During the session TJC read several poems about paintings (poems also encrust the book). He said, I do think a very good poem about painting can do something that most prose writing can’t … the biggest challenge with writing about painting is to get the mere materiality of painting.

It was a stylish evening with many excellent exchanges. Jach, a literary man about town, proved an exemplary host: modestly self-effacing but prompt with succint and well-informed questions, corralling TJC down useful avenues. One example of Jach’s acute ripostes: “What about [picture] titles — the way they interfere with muteness.”

(I noticed too what a beautifully rounded head Jach possesses, and he is capable of a stillness like a marble bust of a Regency gentleman.)

TJC’s next project is about Picasso, Nietzche and truth, titled Picasso and Truth. TJC told of how a friend remarked, Don’t you mean Picasso and “Truth”? Clark replied, No, on the contraryit’s “Picasso” and Truth. TJC: Picasso’s notion of truth is a certain unbudgeable sense of space, the guiding [illegible] of his art … Art is the enemy of truth; art is the practice that knows life is an illusion — all the way down.

On his recently departed home: America is not a culture that believes in pessimism … or realism.

On England, the motherland to which he has returned: It is such an image-obsessed little island. It’s hideous, really.

I did notice that Clark, speaking in person, also manifested the same instinct or preference for art of a previous time that you find in his writings — ie, the art tends to stop around the Modernist period. I came across this unapologetic admission (pdf):

I am no expert on contemporary art.

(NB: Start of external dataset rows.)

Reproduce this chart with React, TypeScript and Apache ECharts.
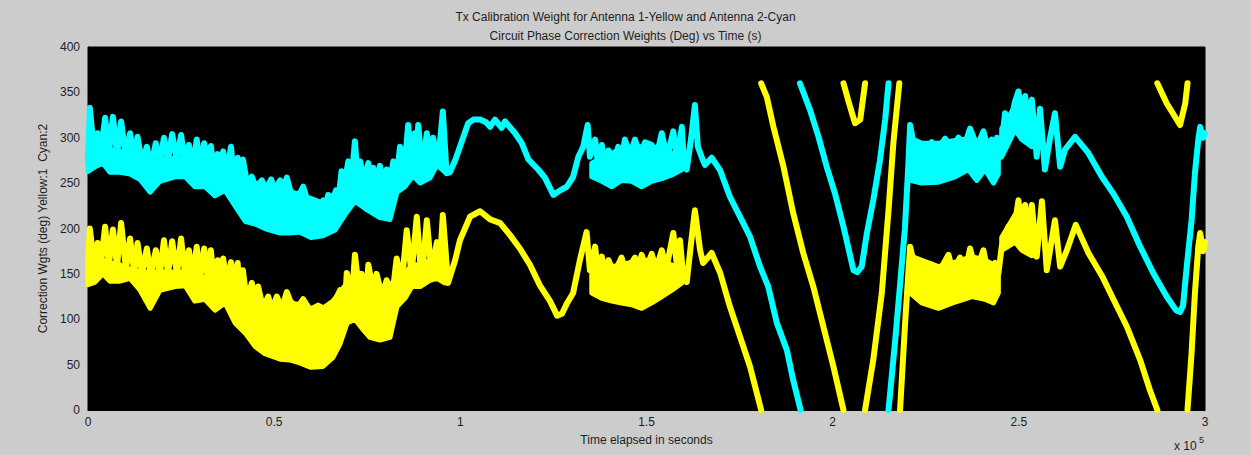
import React, { useEffect, useRef } from "react";
import * as echarts from "echarts";

const CYAN = "#00ffff";
const YELLOW = "#ffff00";
const FONT = "'Liberation Sans', Arial, sans-serif";
const TXT = "#1e1e1e";

const titleLines = [
  "Tx Calibration Weight for Antenna 1-Yellow and Antenna 2-Cyan",
  "Circuit Phase Correction Weights (Deg) vs Time (s)",
];
const xName = "Time elapsed in seconds";
const yName = "Correction Wgts (deg) Yellow:1  Cyan:2";
const xTicks = [0, 50000, 100000, 150000, 200000, 250000, 300000];
const yTicks = [0, 50, 100, 150, 200, 250, 300, 350, 400];

// ---- Antenna 2 (cyan) traces, [time s, deg] ----
const cyanSeg1: number[][] = [
  [0, 275], [500, 333], [1600, 285], [2600, 305], [3500, 285], [4600, 322], [5600, 283], [6700, 323],
  [7800, 282], [8900, 318], [10200, 278], [11300, 305], [12400, 275], [13300, 301], [14500, 272],
  [15800, 290], [16900, 268], [18200, 294], [19300, 272], [20400, 300], [21500, 275], [22600, 304],
  [23900, 275], [25000, 303], [26100, 272], [27100, 292], [28200, 268], [29200, 298], [30100, 268],
  [31200, 294], [32200, 265], [33000, 291], [33800, 262], [34800, 282], [35500, 262], [36300, 285],
  [37300, 260], [38400, 290], [39200, 255], [40200, 278], [40800, 255], [41600, 276], [42700, 250],
  [44000, 257], [45100, 245], [46700, 253], [47800, 243], [49200, 254], [50200, 242], [51600, 253],
  [52400, 242], [53400, 256], [54300, 242], [56100, 232], [57800, 246], [59100, 228], [60200, 222],
  [61200, 230], [62300, 225], [63200, 231], [63900, 224], [64500, 237], [65800, 232], [66600, 242],
  [67400, 238], [68100, 263], [69000, 250], [69900, 274], [70800, 255], [71700, 296], [72400, 255],
  [73100, 274], [74100, 252], [75300, 272], [75900, 250], [76600, 267], [77500, 250], [78400, 269],
  [79200, 250], [80200, 265], [81100, 250], [82000, 274], [82900, 255], [83800, 290], [84900, 262],
  [86000, 314], [86900, 270], [87800, 305], [88200, 280], [88700, 314], [89800, 262], [91000, 305],
  [91900, 268], [92700, 300], [94000, 272], [95300, 329], [96300, 261], [97200, 262], [98600, 275],
  [99900, 290], [102100, 316], [103500, 320], [105300, 320], [106900, 317], [108000, 312],
  [109300, 320], [111100, 311], [112000, 318], [114700, 305], [116500, 294], [118300, 276],
  [120900, 265], [122700, 256], [125000, 237], [126800, 242], [128600, 246], [130300, 257],
  [131700, 279], [133000, 290], [134200, 314], [134800, 279], [136200, 298], [137000, 270],
  [138000, 292], [138900, 268], [139800, 286], [141300, 272], [142400, 290], [143300, 275],
  [144200, 298], [145600, 280], [146900, 298], [148300, 280], [149600, 295], [151400, 292],
  [152600, 278], [154100, 305], [155500, 278], [157200, 307], [158200, 275], [159500, 312],
  [160100, 270], [160800, 265], [162000, 300], [163000, 336], [163800, 290], [164800, 279],
  [165700, 270], [167500, 278], [169800, 264], [172400, 235], [175100, 213], [177800, 191],
  [180500, 158], [182700, 136], [185000, 96], [187700, 66], [189400, 33], [191400, 0],
];
const cyanSeg2: number[][] = [
  [191200, 360], [193900, 331], [196200, 301], [198400, 268], [200600, 239], [202900, 202],
  [205600, 154], [206600, 152], [207800, 158], [209200, 195], [210900, 231], [212700, 275],
  [214100, 320], [215000, 360],
];
const cyanSeg3: number[][] = [
  [215000, 0], [216800, 77], [218100, 138], [219400, 200], [220300, 268], [220800, 314],
  [221900, 290], [223000, 294], [224800, 285], [226600, 295], [228300, 287], [230200, 299],
  [231800, 288], [233800, 300], [235300, 290], [236900, 310], [238800, 290], [240500, 307],
  [241700, 288], [242700, 298], [243400, 285], [244100, 300], [244500, 285], [245000, 279],
  [246300, 327], [247700, 315], [249000, 340], [249900, 351], [250800, 320], [251700, 346],
  [252500, 318], [253500, 342], [254800, 279], [255700, 332], [257000, 265], [258400, 300],
  [259700, 327], [261100, 268], [262400, 287], [265100, 301], [268700, 283], [272300, 257],
  [275300, 239], [279000, 213], [282600, 180], [286100, 151], [289700, 125], [292200, 110],
  [293300, 108], [294100, 115], [295100, 158], [296400, 209], [297300, 261], [298200, 298],
  [298700, 312], [299500, 300], [300000, 305],
];
// solid bands, [time s, low deg, high deg]
const cyanBand1: number[][] = [
  [0, 263, 290], [1900, 268, 292], [4000, 272, 290], [5900, 262, 287], [8600, 262, 285],
  [11300, 260, 280], [14000, 254, 275], [16700, 240, 272], [19300, 252, 275], [23400, 257, 278],
  [26100, 257, 276], [28700, 246, 270], [31400, 246, 270], [34100, 236, 265], [36800, 242, 265],
  [39500, 225, 258], [42200, 208, 252], [44900, 205, 250], [47500, 200, 245], [51600, 195, 243],
  [54300, 195, 240], [56900, 196, 238], [59900, 190, 233], [63100, 192, 228], [66300, 198, 238],
  [69000, 215, 250], [71700, 230, 255], [75200, 220, 252], [78400, 212, 250], [81100, 210, 252],
  [83000, 240, 262], [85100, 246, 268], [87300, 258, 280], [89200, 250, 275], [91900, 256, 280],
  [93700, 270, 290], [95900, 262, 280],
];
const cyanBand2: number[][] = [
  [135300, 257, 272], [138000, 252, 278], [140700, 246, 283], [143300, 253, 288], [146000, 252, 290],
  [148700, 246, 290], [151400, 252, 290], [154100, 255, 288], [156800, 259, 283], [159500, 265, 278],
];
const cyanBand3: number[][] = [
  [220800, 253, 300], [223900, 250, 294], [228400, 251, 294], [232900, 257, 297], [236400, 265, 299],
  [238700, 253, 295], [240900, 265, 293], [243200, 250, 290], [244500, 260, 290],
];
const cyanBand4: number[][] = [
  [245400, 279, 310], [249000, 309, 335], [250800, 298, 335], [253500, 290, 330],
];

// ---- Antenna 1 (yellow) traces, [time s, deg] ----
const yellowSeg1: number[][] = [
  [0, 160], [500, 200], [1600, 162], [2600, 184], [3500, 162], [4600, 202], [5600, 160], [6700, 199],
  [7800, 158], [8900, 206], [10200, 155], [11300, 189], [12400, 152], [13300, 184], [14500, 150],
  [15800, 178], [16900, 148], [18200, 176], [19300, 150], [20400, 187], [21500, 150], [22600, 186],
  [23900, 150], [25000, 189], [26100, 148], [27100, 176], [28200, 145], [29200, 180], [30100, 145],
  [31200, 178], [32200, 143], [33000, 176], [33800, 140], [34800, 165], [35500, 140], [36300, 167],
  [37300, 138], [38400, 163], [39200, 132], [40200, 162], [40800, 125], [41600, 154], [42700, 118],
  [44000, 140], [45100, 115], [45700, 136], [47000, 112], [48400, 125], [49400, 110], [50700, 125],
  [52100, 112], [53400, 130], [54300, 120], [56100, 112], [57800, 122], [59600, 110], [61800, 115],
  [63200, 112], [65000, 108], [67700, 132], [69000, 115], [69500, 151], [70900, 125], [71700, 171],
  [72700, 135], [73500, 150], [74700, 128], [75300, 160], [76600, 130], [77500, 150], [79000, 125],
  [80200, 143], [81700, 125], [82900, 167], [84300, 140], [85600, 198], [86900, 150], [88300, 213],
  [89600, 142], [91000, 209], [92300, 150], [93700, 185], [94500, 160], [95300, 215], [96700, 140],
  [98600, 165], [99900, 187], [102600, 213], [105300, 219], [108000, 210], [110700, 206],
  [113300, 193], [116000, 178], [118700, 160], [121400, 137], [124100, 120], [126000, 104],
  [127300, 106], [128700, 118], [130300, 129], [132100, 165], [133900, 196], [134800, 154],
  [136200, 180], [137000, 150], [138000, 169], [138900, 148], [139800, 165], [141300, 150],
  [143300, 168], [144500, 152], [146900, 168], [147700, 152], [148700, 171], [149900, 155],
  [151400, 172], [152600, 155], [154100, 176], [155300, 155], [157200, 195], [158200, 158],
  [159000, 187], [159800, 150], [160800, 141], [162000, 185], [163000, 220], [164400, 176],
  [165200, 162], [167500, 173], [169800, 151], [172400, 114], [175100, 81], [177800, 48], [180800, 0],
];
const yellowSeg2: number[][] = [
  [180800, 360], [182300, 345], [184100, 312], [186800, 268], [189400, 217], [192100, 173],
  [194800, 136], [197500, 92], [200200, 48], [202900, 0],
];
const yellowSeg3: number[][] = [
  [202900, 360], [204400, 338], [206000, 316], [207400, 320], [208700, 360],
];
const yellowSeg4: number[][] = [
  [208700, 0], [210900, 55], [213200, 129], [215000, 220], [216300, 294], [217900, 360],
];
const yellowSeg5: number[][] = [
  [218100, 0], [219400, 92], [220300, 150], [220800, 180], [221900, 160], [223000, 163],
  [224800, 152], [226600, 160], [228300, 150], [231100, 171], [232300, 152], [234200, 168],
  [235600, 150], [236900, 178], [238500, 152], [240500, 176], [241700, 150], [243600, 162],
  [244500, 150], [245400, 180], [247200, 202], [248200, 185], [249900, 231], [250900, 195],
  [251700, 226], [252500, 190], [253500, 226], [254800, 169], [256200, 230], [257500, 154],
  [259700, 209], [261100, 158], [262900, 176], [265300, 204], [268700, 173], [272300, 148],
  [275400, 122], [279000, 92], [282600, 55], [285200, 22], [287200, 0],
];
const yellowSeg6: number[][] = [
  [287200, 360], [289700, 338], [293300, 314], [294700, 338], [295300, 360],
];
const yellowSeg7: number[][] = [
  [295300, 0], [296400, 63], [297300, 129], [298200, 180], [298700, 195], [299500, 175], [300000, 185],
];
const yellowBand1: number[][] = [
  [0, 138, 165], [1900, 141, 165], [4000, 150, 165], [5900, 142, 162], [8600, 142, 160],
  [11300, 145, 155], [14000, 132, 152], [16700, 112, 152], [19300, 132, 152], [23400, 136, 152],
  [26100, 137, 152], [28700, 120, 148], [31400, 122, 146], [34100, 110, 143], [36800, 118, 143],
  [39500, 96, 135], [42200, 85, 125], [44900, 70, 118], [47500, 62, 115], [51600, 56, 115],
  [54300, 55, 118], [56900, 52, 116], [59900, 47, 112], [63100, 48, 112], [65800, 58, 120],
  [67700, 73, 130], [69600, 96, 140], [71700, 100, 140], [73600, 90, 138], [75700, 80, 135],
  [78400, 77, 135], [81100, 80, 138], [83000, 114, 145], [85100, 123, 150], [87000, 136, 160],
  [89200, 136, 160], [91900, 143, 165], [93700, 145, 170], [95900, 140, 165],
];
const yellowBand2: number[][] = [
  [135300, 129, 158], [138000, 123, 158], [140700, 120, 158], [143300, 118, 160], [146000, 116, 163],
  [148700, 112, 165], [151400, 118, 165], [154100, 125, 163], [156800, 132, 160], [159500, 140, 150],
];
const yellowBand3: number[][] = [
  [220800, 129, 170], [223900, 118, 165], [228400, 112, 158], [232900, 119, 163], [237400, 125, 169],
  [240900, 122, 165], [243200, 118, 160], [244500, 129, 160],
];
const yellowBand4: number[][] = [
  [245400, 176, 190], [249000, 185, 215], [250800, 176, 215], [253500, 170, 215],
];

function lineSeries(data: number[][], color: string) {
  return {
    type: "line",
    data,
    symbol: "none",
    showSymbol: false,
    silent: true,
    z: 3,
    lineStyle: { color, width: 6, cap: "round", join: "round" },
    itemStyle: { color },
  };
}

function bandSeries(band: number[][], color: string) {
  return {
    type: "custom",
    silent: true,
    z: 2,
    data: [[band[0][0], band[0][1]]],
    renderItem: (_params: any, api: any) => {
      const top = band.map((p) => api.coord([p[0], p[2]]));
      const bot = band
        .slice()
        .reverse()
        .map((p) => api.coord([p[0], p[1]]));
      return {
        type: "polygon",
        shape: { points: top.concat(bot) },
        style: { fill: color, stroke: color, lineWidth: 5, lineJoin: "round" },
      };
    },
  };
}

export default function App() {
  const ref = useRef<HTMLDivElement>(null);

  useEffect(() => {
    document.body.style.margin = "0";
    if (!ref.current) return;
    const chart = echarts.init(ref.current, undefined, { renderer: "svg" });
    const series: any[] = [
      bandSeries(yellowBand1, YELLOW),
      bandSeries(yellowBand2, YELLOW),
      bandSeries(yellowBand3, YELLOW),
      bandSeries(yellowBand4, YELLOW),
      bandSeries(cyanBand1, CYAN),
      bandSeries(cyanBand2, CYAN),
      bandSeries(cyanBand3, CYAN),
      bandSeries(cyanBand4, CYAN),
      ...[yellowSeg1, yellowSeg2, yellowSeg3, yellowSeg4, yellowSeg5, yellowSeg6, yellowSeg7].map((s) =>
        lineSeries(s, YELLOW)
      ),
      ...[cyanSeg1, cyanSeg2, cyanSeg3].map((s) => lineSeries(s, CYAN)),
    ];
    chart.setOption({
      animation: false,
      backgroundColor: "#cccccc",
      textStyle: { fontFamily: FONT },
      title: {
        text: titleLines.join("\n"),
        left: "center",
        top: 2,
        textStyle: { color: TXT, fontSize: 12, fontWeight: "normal", lineHeight: 19, fontFamily: FONT },
      },
      grid: {
        left: 88,
        right: 46,
        top: 47,
        bottom: 45,
        show: true,
        backgroundColor: "#000000",
        borderColor: "#000000",
        borderWidth: 1,
      },
      xAxis: {
        type: "value",
        min: xTicks[0],
        max: xTicks[xTicks.length - 1],
        interval: xTicks[1] - xTicks[0],
        name: xName,
        nameLocation: "middle",
        nameGap: 24,
        nameTextStyle: { color: TXT, fontSize: 12, fontFamily: FONT },
        axisLine: { show: true, lineStyle: { color: "#000" } },
        axisTick: { show: false },
        splitLine: { show: false },
        axisLabel: {
          color: TXT,
          fontSize: 12,
          margin: 6,
          fontFamily: FONT,
          formatter: (v: number) => String(v / 100000),
        },
      },
      yAxis: {
        type: "value",
        min: yTicks[0],
        max: yTicks[yTicks.length - 1],
        interval: yTicks[1] - yTicks[0],
        name: yName,
        nameLocation: "middle",
        nameRotate: 90,
        nameGap: 32,
        nameTextStyle: { color: TXT, fontSize: 12, fontFamily: FONT },
        axisLine: { show: true, lineStyle: { color: "#000" } },
        axisTick: { show: false },
        splitLine: { show: false },
        axisLabel: { color: TXT, fontSize: 12, margin: 8, fontFamily: FONT },
      },
      graphic: [
        {
          type: "text",
          left: 1174,
          top: 440,
          style: { text: "x 10", fill: TXT, font: `12px ${FONT}` },
        },
        {
          type: "text",
          left: 1199,
          top: 435,
          style: { text: "5", fill: TXT, font: `9px ${FONT}` },
        },
      ],
      series,
    });
    return () => chart.dispose();
  }, []);

  return (
    <div
      ref={ref}
      style={{ position: "absolute", left: 0, top: 0, width: 1251, height: 455, background: "#cccccc" }}
    />
  );
}
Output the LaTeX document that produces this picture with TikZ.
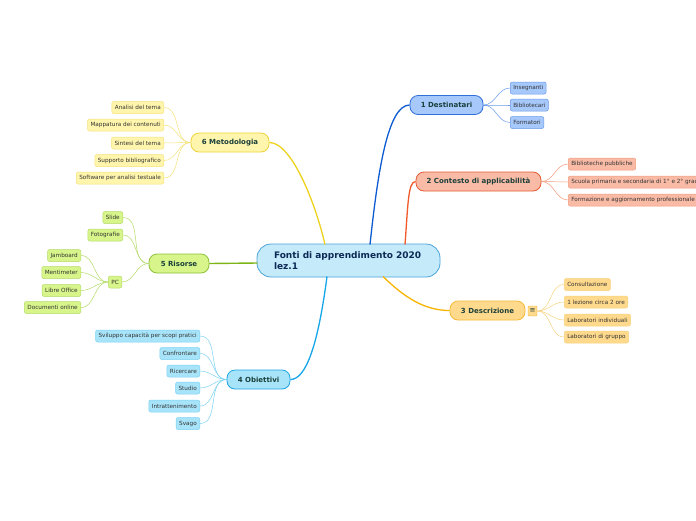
\documentclass[tikz,border=0pt]{standalone}
\usepackage{fontspec}
\setmainfont{DejaVu Sans}
\definecolor{cenfill}{HTML}{C5EBFB}\definecolor{cendraw}{HTML}{4BA3D9}
\definecolor{bt}{HTML}{1B3F3A}\definecolor{lt}{HTML}{333333}\definecolor{ct}{HTML}{0C2A55}
\definecolor{dfill}{HTML}{A6C8FB}\definecolor{ddraw}{HTML}{2E6FD9}\definecolor{dline}{HTML}{0D5BD1}\definecolor{dleaf}{HTML}{6A9BEA}
\definecolor{kfill}{HTML}{F9BBA6}\definecolor{kdraw}{HTML}{E45B34}\definecolor{kline}{HTML}{F05A28}\definecolor{kleaf}{HTML}{F29A7C}
\definecolor{sfill}{HTML}{FFD98C}\definecolor{sdraw}{HTML}{F4BA3A}\definecolor{sline}{HTML}{F7B400}\definecolor{sleaf}{HTML}{F6D27E}
\definecolor{ofill}{HTML}{A8E4F9}\definecolor{odraw}{HTML}{1BA5E3}\definecolor{oline}{HTML}{16A6EA}\definecolor{oleaf}{HTML}{7CD2F3}
\definecolor{rfill}{HTML}{D7F58A}\definecolor{rdraw}{HTML}{8DC13A}\definecolor{rline}{HTML}{7DB418}\definecolor{rleaf}{HTML}{B5DB6A}
\definecolor{mfill}{HTML}{FFF5AC}\definecolor{mdraw}{HTML}{EED43A}\definecolor{mline}{HTML}{EDD21F}\definecolor{mleaf}{HTML}{F5E27A}
\begin{document}
\begin{tikzpicture}[x=1pt,y=-1pt,
  central/.style={draw=cendraw,fill=cenfill,line width=0.8pt,rounded corners=14pt,minimum width=183pt,minimum height=33pt,text width=149pt,inner xsep=17pt,align=left,font=\fontsize{9}{11}\selectfont\bfseries,text=ct},
  branch/.style={draw=#1draw,fill=#1fill,line width=0.8pt,rounded corners=8pt,minimum height=19pt,inner sep=0pt,font=\fontsize{7}{8}\selectfont\bfseries,text=bt},
  leaf/.style={draw=#1leaf,fill=#1fill,line width=0.5pt,rounded corners=2pt,minimum height=12pt,inner xsep=3pt,inner ysep=0pt,font=\fontsize{5.7}{6}\selectfont,text=lt},
  main/.style={line width=1.3pt},
  sub/.style={line width=0.5pt,draw=#1leaf}
]
\useasboundingbox (0,0) rectangle (696,520);
\fill[white] (0,0) rectangle (696,520);

% central
\node[central] (c) at (348.5,260.5) {Fonti di apprendimento 2020\\lez.1};

% branches
\node[branch=d,minimum width=73pt] (b1) at (446.5,105) {1 Destinatari};
\node[branch=k,minimum width=125pt] (b2) at (478.5,181.5) {2 Contesto di applicabilità};
\node[branch=s,minimum width=75pt] (b3) at (487.5,310.5) {3 Descrizione};
\node[branch=o,minimum width=63pt] (b4) at (258.5,379.5) {4 Obiettivi};
\node[branch=r,minimum width=60pt] (b5) at (179,263.5) {5 Risorse};
\node[branch=m,minimum width=78pt] (b6) at (230,142.5) {6 Metodologia};

% connector start points on central box
\coordinate (c1) at (370,244.5);
\coordinate (c2) at (405,244.5);
\coordinate (c3) at (383,276.5);
\coordinate (c4) at (327,276.5);
\coordinate (c5) at (257.5,263);
\coordinate (c6) at (325,244.5);

\draw[main,dline] (c1) .. controls (378,170) and (388,105) .. (b1.west);
\draw[main,kline] (c2) .. controls (408,205) and (408,181.5) .. (b2.west);
\draw[main,sline] (c3) .. controls (405,298) and (425,310.5) .. (b3.west);
\draw[main,oline] (c4) .. controls (318,345) and (306,379.5) .. (b4.east);
\draw[line width=1.4pt,rline] (c5) -- (b5.east);
\draw[main,mline] (c6) .. controls (316,205) and (292,142.5) .. (b6.east);

% 1 Destinatari leaves
\node[leaf=d,anchor=west] (d1) at (510,88) {Insegnanti};
\node[leaf=d,anchor=west] (d2) at (510,105) {Bibliotecari};
\node[leaf=d,anchor=west] (d3) at (510,122.5) {Formatori};
\foreach \n in {d1,d2,d3} \draw[sub=d] (b1.east) to[out=0,in=180] (\n.west);

% 2 Contesto leaves
\node[leaf=k,anchor=west] (k1) at (568,164) {Biblioteche pubbliche};
\node[leaf=k,anchor=west] (k2) at (568,182) {Scuola primaria e secondaria di 1° e 2° grado};
\node[leaf=k,anchor=west] (k3) at (568,200) {Formazione e aggiornamento professionale};
\foreach \n in {k1,k2,k3} \draw[sub=k] (b2.east) to[out=0,in=180] (\n.west);

% 3 Descrizione
\node[draw=sdraw,fill=sfill,line width=0.4pt,rounded corners=1pt,minimum width=9pt,minimum height=10pt,inner sep=0pt,font=\fontsize{7}{7}\selectfont,text=bt] (ic) at (532.5,311) {≡};
\node[leaf=s,anchor=west] (s1) at (564,284.5) {Consultazione};
\node[leaf=s,anchor=west] (s2) at (564,302) {1 lezione circa 2 ore};
\node[leaf=s,anchor=west] (s3) at (564,320) {Laboratori individuali};
\node[leaf=s,anchor=west] (s4) at (564,337) {Laboratori di gruppo};
\foreach \n in {s1,s2,s3,s4} \draw[sub=s] (ic.east) to[out=0,in=180] (\n.west);

% 4 Obiettivi
\node[leaf=o,anchor=east] (o1) at (200,336) {Sviluppo capacità per scopi pratici};
\node[leaf=o,anchor=east] (o2) at (200,353.5) {Confrontare};
\node[leaf=o,anchor=east] (o3) at (200,371) {Ricercare};
\node[leaf=o,anchor=east] (o4) at (200,388) {Studio};
\node[leaf=o,anchor=east] (o5) at (200,406) {Intrattenimento};
\node[leaf=o,anchor=east] (o6) at (200,423.5) {Svago};
\foreach \n in {o1,o2,o3,o4,o5,o6} \draw[sub=o] (b4.west) to[out=180,in=0] (\n.east);

% 5 Risorse
\node[leaf=r,anchor=east] (r1) at (123,217.5) {Slide};
\node[leaf=r,anchor=east] (r2) at (123,235) {Fotografie};
\node[leaf=r,anchor=east] (r3) at (122,282) {PC};
\foreach \n in {r1,r2,r3} \draw[sub=r] (b5.west) to[out=180,in=0] (\n.east);
\node[leaf=r,anchor=east] (p1) at (81,255.5) {Jamboard};
\node[leaf=r,anchor=east] (p2) at (81,272.5) {Mentimeter};
\node[leaf=r,anchor=east] (p3) at (81,290.5) {Libre Office};
\node[leaf=r,anchor=east] (p4) at (81,307.5) {Documenti online};
\foreach \n in {p1,p2,p3,p4} \draw[sub=r] (r3.west) to[out=180,in=0] (\n.east);

% 6 Metodologia
\node[leaf=m,anchor=east] (m1) at (164,107.5) {Analisi del tema};
\node[leaf=m,anchor=east] (m2) at (164,125) {Mappatura dei contenuti};
\node[leaf=m,anchor=east] (m3) at (164,143) {Sintesi del tema};
\node[leaf=m,anchor=east] (m4) at (164,160.5) {Supporto bibliografico};
\node[leaf=m,anchor=east] (m5) at (164,178) {Software per analisi testuale};
\foreach \n in {m1,m2,m3,m4,m5} \draw[sub=m] (b6.west) to[out=180,in=0] (\n.east);
\end{tikzpicture}
\end{document}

I am conscious of living, deliberately, in a modernist past, and of feeling a depth of identification with modernist artworks that has made it hard for me to give much of the art of the last twenty years its due.

And then he makes this very interesting remark, which will set many people resonating:

I should admit to a level of continuing anger at the caricature of modernism that has so often passed for characterization in the same period. Obviously, new movements need to take a distance from their forebears. Killing the father is a fact of artistic life. But killing a cardboard replica of the father, which bears as much resemblance to the real father as a wooden hobbyhorse to a horse – this seems to me utterly futile, and a guarantee of bad, self-righteous, simplistic work.

Clark talked about the solace of art — and that looking at the works he loved was exhilirating. I did want to ask a related question during the QnA but couldn’t find a frame. Something like: Decades ago, the critic John Berger wondered if the requirements of a moment of global politics outweighed the call of art. What is the place or point of art — making it and taking it — in a moment when the world is on the cusp of an existential threat? Is it no more than fiddling sweetly while Home burns? (This of course also recalls the elegiac tone of his book.)

A very generous speaker, Clark was willing to answer as many questions as the crowd could tender — his responses were considered and fluent and seemed to emerge from a deep well of understanding. Be sure to check out the Wheeler’s video page to watch the the Jach and Clark show. T.J. Clark also gives a talk this Friday evening at the Festival of Ideas.

[Process note: I miss many bon mots because (i) my scrawl ain't fast enough and it's illegible even to me, and (ii) sketching and noting are conflicting activities. Which explains this snippet of a morning's dream: I'm in a big tent listening to T.J. Clark lecture. At one point I'm trying very hard to memorize a remark, as I'm sans paper and pen. He says to the audience, 'We all share an animal nature -- which of you are communing, right now?']

Clark read out his poem “Félibien’s Dream.” Félibien was a friend of Poussin’s and an art historian, to be anachronistic. This is a “detail” of the poem, which talks about the Poussin painting, Landscape with a Calm (above):

But of course, he said. The blues are provisional, not preventive.
Any fool can see that the sky in the lake is empty. That was my way of saying
That painting is a false alternative — some years ago I noticed how many false things
I had accepted as true in my childhood — but that all alternatives are preferable
To the clod of earth in my handkerchief. (But that clod too I like,
it has the smell of pasture and the profile of a high cliff.)
The sky in the lake is simplified, yes. All the better for the unknown god
To lean over and use as a mirror, picking last night’s flesh from his teeth.